VxVM: Volume Manager (VxVM) commands may hang or delay server reboots when LUNs (ShadowImage) are in a not-ready (NR) state

Article: 100047115
Last Published: 2020-03-11
Ratings: 1 1
Product(s): InfoScale & Storage Foundation

Problem


Where the array vendor is unable to expose the LUN status to Veritas DMP (multi-pathing) and the LUN is in a not-ready (NR) state, VxVM can either run very slowly or commands may hang.

Veritas DMP will potentially enable previously disabled paths to the LUNs, as the SCSI inquiry to the LUN is successful. The Veritas DMP restore daemon will check the LUN stability and enable the path after some time.

During the restart of the vxconfigd daemon or vxdisk scandisks operations, vxconfigd reads the LABEL and the geometry against the underlying device by issuing a read on the device. Where the devices are NR devices the read on these devices is failing, which is leading to vxconfigd related hangs and the delay when executing VxVM commands as well.
 

Error Message


The error show in this instance related to Hardware cloned ShadowImage devices:


At 22:05:31 - The Hardware cloned device presented to the host is switched from SPLIT to PAIR state on storage side, restarting the snap re-sync operation.
 

- When running VxVM command "vxdisk list" on this specific DMP node, VxVM performs a read operation on the device resulting in vxconfigd hanging.
 

22:05:58 - DMP registered first error on one path

Sat Oct 12 22:05:58.854: I/O error occurred on Path c13t50060E80072B1E12d4s2(242/504) belonging to Dmpnode hp_xp7-0_3100(22/56)


- The restore restore daemon enabled the path back, as the SCSI inquiry is successful:

Sat Oct 12 22:05:58.855: I/O analysis done as DMP_PATH_OKAY on Path c13t50060E80072B1E12d4s2(242/504) belonging to Dmpnode hp_xp7-0_3100(22/56)
 

- Veritas DMP is reporting a multiple error messages associated with the paths to ShadowImage device:
 

Sat Oct 12 22:08:10.871: I/O retry(135) on Path c13t50060E80072B1E12d4s2(242/504) belonging to Dmpnode hp_xp7-0_3100(22/56)

 

Cause


EMC are currently able to expose the NR and Write-Disabled (WD) LUN characteristics for EMC BCV and SRDF LUNs. The Veritas code has been enhanced to handle these LUNs in a special way, thus avoiding any interoperability issues surrounding these special Hardware Clone and replicated type devices.

Special cloned devices such as Hitachi ShadowImage and EMC Symclones are unable to expose the LUN state via a SCSI inquiry.

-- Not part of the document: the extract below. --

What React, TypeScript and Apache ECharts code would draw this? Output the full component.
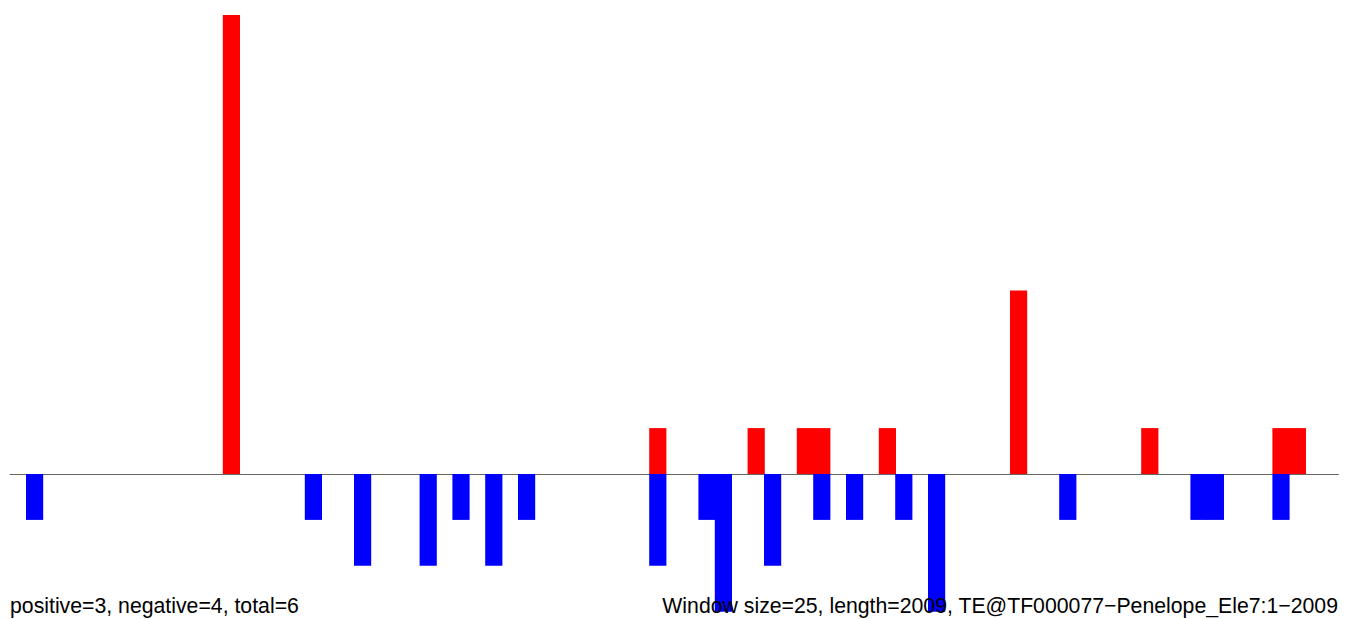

In the past, we have requested these devices be offlined at the VxVM layer using the command:

# vxdisk offline <disk-access-name>

Prior to importing the hardware cloned images, the disk needs to be onlined again.

# vxdisk online disk-access-name>

Operational Impact:

The VxVM command such as "vxdisk list <da-name>" may take considerable time to respond back, in this instance 37 minutes:

- - ShadowImage (snap) device placed in re-sync state at 01:47:51

# date; pairdisplay -g bc_hp -IBC1 -CLI -fcx -l
Sun Feb 9 01:47:26 MSK 2020
Group PairVol L/R Port# TID LU-M Seq# LDEV# P/S Status % P-LDEV# M
bc_hp disk_00 L CL1-C-3 32 4 0 311038 3100 S-VOL SSUS 99 3000 -

# date; pairresync -l -g bc_hp -IBC1
Sun Feb 9 01:47:51 MSK 2020

# date; pairdisplay -g bc_hp -IBC1 -CLI -fcx -l
Sun Feb 9 01:47:55 MSK 2020
Group PairVol L/R Port# TID LU-M Seq# LDEV# P/S Status % P-LDEV# M
bc_hp disk_00 L CL1-C-3 32 4 0 311038 3100 S-VOL PAIR 100 3000 -


- The "vxdisk list <da-name>" command is now executed:


# time vxdisk list hp_xp7-0_3100
VxVM vxdisk ERROR V-5-1-539 Device hp_xp7-0_3100: get_contents failed:
Disk device is offline
Device: hp_xp7-0_3100
devicetag: hp_xp7-0_3100
type: auto
info: format=cdsdisk,privoffset=256,pubslice=2,privslice=2
flags: online ready private autoconfig udid_mismatch
pubpaths: block=/dev/vx/dmp/hp_xp7-0_3100s2 char=/dev/vx/rdmp/hp_xp7-0_3100s2
guid: {c0db4462-d5f6-11e9-bec5-90e2ba6ce200}
udid: HP%5F50%5F02B1E%5F50302B1E3100
site: -
Multipathing information:
numpaths: 2
c13t50060E80072B1E12d4s2 state=enabled
c7t50060E80072B1E02d4s2 state=enabled

real 37m49.586s
user 0m0.008s
sys 0m0.019s

Whilst vxconfigd may appear hung, the VxVM command itself was just running very slowly and eventually responded back after 37 minutes, returning the error "get_contents failed: Disk device is offline".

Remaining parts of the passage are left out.